Transition matters

The Carnegie Endowment for International Peace hosted a panel on Thursday entitled “Searching for Answers to Troubled Democratic Transitions,” co-sponsored by the National Endowment for Democracy, the Inter-American Dialogue, and the International Institute for Democracy and Electoral Assistance (International IDEA). The panel gave Abraham Lowenthal, professor emeritus of International Relations at USC, and Sergio Bitar, non-resident senior fellow and project director at Inter-American Dialogue, the opportunity to present their new book, Democratic Transitions: Conversations with World Leaders, an edited volume of lengthy interviews the two editors conducted with leaders who oversaw the gradual and successful transition of their countries from autocracy to democracy, as well as with some opposition figures from those countries.

The aim of conducting the interviews was to determine whether lessons can be drawn from earlier transitions in ‘Third Wave’ countries such as Indonesia, Chile, and Ghana and applied during what some have termed a democratic recession. After their overview, the president of the National Endowment for Democracy, Carl Gershman, contributed comments, while the audience also heard from two experts on countries currently on the cusp of transitions: Priscilla Clapp, senior advisor at the US Institute of Peace and the Asia Society, discussed Myanmar, while Moisés Naím, distinguished fellow at Carnegie, discussed Venezuela.

Carnegie’s vice president for Studies, Thomas Carothers, introduced the panel, remarking that the world has not seen a single new democracy emerge in the past decade. The Arab Spring was a period of hope, but with transitions thwarted in many of those countries, we have also been observing worrying global trends that would seem to suggest the push for democracy has slowed or even begun to reverse. Carothers still believes that the arc of history bends toward democracy, however, and the panelists would appear to agree.

Lowenthal underlined that the aim of the book was not to produce a work of theoretical comparative politics, but to try to distil best practices and recurrent issues for democratic transitions from the experiences of leaders who had lived and struggled through them. The narrative of prior experience can provide general principles that politicians in developing democracies can apply to local problems. Through their interviews, Lowenthal and Bitar observed that a set of issues cropped up in each case, apparently inherent to the process of transitioning. These included the problems of unifying oppositions while marginalizing destabilizing elements within them, preventing violence while separating a legitimate police force from the armed forces, and fighting corruption and impunity, among others.

Lowenthal and Bitar came up with ten imperatives for transition:

  • Move gradually and take every opportunity, not waiting for a ‘better’ choice
  • Maintain a hopeful vision about the process
  • Build coalitions between political parties and social movements
  • Protect the spaces of open dialogue
  • Build a constitution that represents all members of society and institutes a system for problem-solving
  • Enhance and reinforce political parties, or create them if necessary
  • Separate the police from the armed forces and ensure the latter is subject to the government
  • Ensure transitional justice
  • Manage the political economy of transition, to provide the basic conditions for governance
  • and manage external support, so that it converges with domestic forces

Gershman found the book instructive.
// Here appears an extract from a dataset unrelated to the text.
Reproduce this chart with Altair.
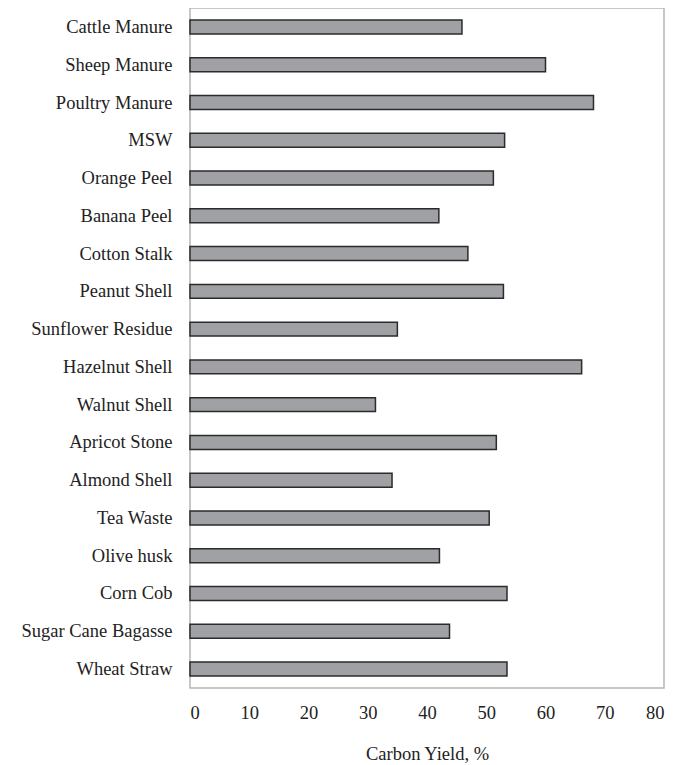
import altair as alt
import pandas as pd

categories = ["Cattle Manure", "Sheep Manure", "Poultry Manure", "MSW", "Orange Peel",
              "Banana Peel", "Cotton Stalk", "Peanut Shell", "Sunflower Residue",
              "Hazelnut Shell", "Walnut Shell", "Apricot Stone", "Almond Shell",
              "Tea Waste", "Olive husk", "Corn Cob", "Sugar Cane Bagasse", "Wheat Straw"]
carbon_yield = [45.9, 60.0, 68.1, 53.1, 51.2, 42.0, 46.9, 52.9, 35.0,
                66.1, 31.3, 51.7, 34.1, 50.5, 42.1, 53.5, 43.8, 53.5]

df = pd.DataFrame({"Feedstock": categories, "Yield": carbon_yield})

FONT = "Liberation Serif"

chart = alt.Chart(df).mark_bar(
    color="#a0a1a5", stroke="#2b2b2b", strokeWidth=1.5
).encode(
    x=alt.X("Yield:Q", title="Carbon Yield, %",
            scale=alt.Scale(domain=[0, 80], nice=False),
            axis=alt.Axis(values=list(range(0, 81, 10)), grid=False, domain=False,
                          ticks=False, labelPadding=15, titlePadding=23,
                          labelFont=FONT, labelFontSize=18.5, labelColor="#222",
                          titleFont=FONT, titleFontSize=18.5, titleFontWeight="normal",
                          titleColor="#222")),
    y=alt.Y("Feedstock:N", sort=categories, title=None,
            scale=alt.Scale(paddingInner=0.63, paddingOuter=0.32),
            axis=alt.Axis(domain=False, ticks=False, grid=False, labelPadding=18,
                          labelFont=FONT, labelFontSize=18.5, labelColor="#222"))
).properties(
    width=474, height=680, padding={"left": 12, "top": 0, "right": 5, "bottom": 5}
).configure_view(
    stroke="#b5b5b5", strokeWidth=1.5
)

chart.save("out.html", embed_options={"renderer": "svg", "actions": False})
Despite apparent autocratic resurgence and a crisis of confidence or political dysfunction in many advanced democracies, he thought what is currently occurring should not be understood as a democratic recession, but rather a ‘third reverse wave’ following on the Third Wave of the late 20th century. He offered steps that ought to be taken by advanced democracies to shepherd democratic transitions elsewhere, including a call to regain the will to fight the political and intellectual battle for liberal democratic values.

Gershman was uncompromising; he diverged from Lowenthal and Bitar in rejecting gradualism, saying that we cannot accept hybrid regimes as better than dictatorships. The editors, however, confirmed that all the interviewees had come out strongly in favor of gradual transitions. That is often how transitions transpired successfully.

Clapp found much similarity between the cases described in the book and the situation in Myanmar today, although the transition there is still in early stages and needs to be further developed. The international community entertains very high expectations given Myanmar’s specific history and context: it has been for so long a repressed society and still faces significant challenges in its transition, in military-civilian relations, an economy thoroughly controlled by an oligarchy, and exclusion of ethnic minorities.

Naím presented a dissent. By interviewing leaders only, the book presents one perspective on the transition process. Valuable as this work is, there are significant differences with many of the countries today on the cusp of transitioning, as opposed to the Third Wave countries covered in the book. These ignored factors include the phenomenon of states incorporating crime into their behaviour, as ‘mafia states’ (like Russia or Venezuela); the crucial role oil plays in oil-producing autocracies, shoring up regimes; the outsized influence of foreign actors; the role of social media; and expanding middle classes. Naím also thought it a simplification that militaries are treated as unified institutions, when really within militaries there are numerous factions competing for power.

A key issue remained unresolved: whether the experiences of Third Wave democracies could be applied to countries in North Africa, the Middle East, and elsewhere in the future.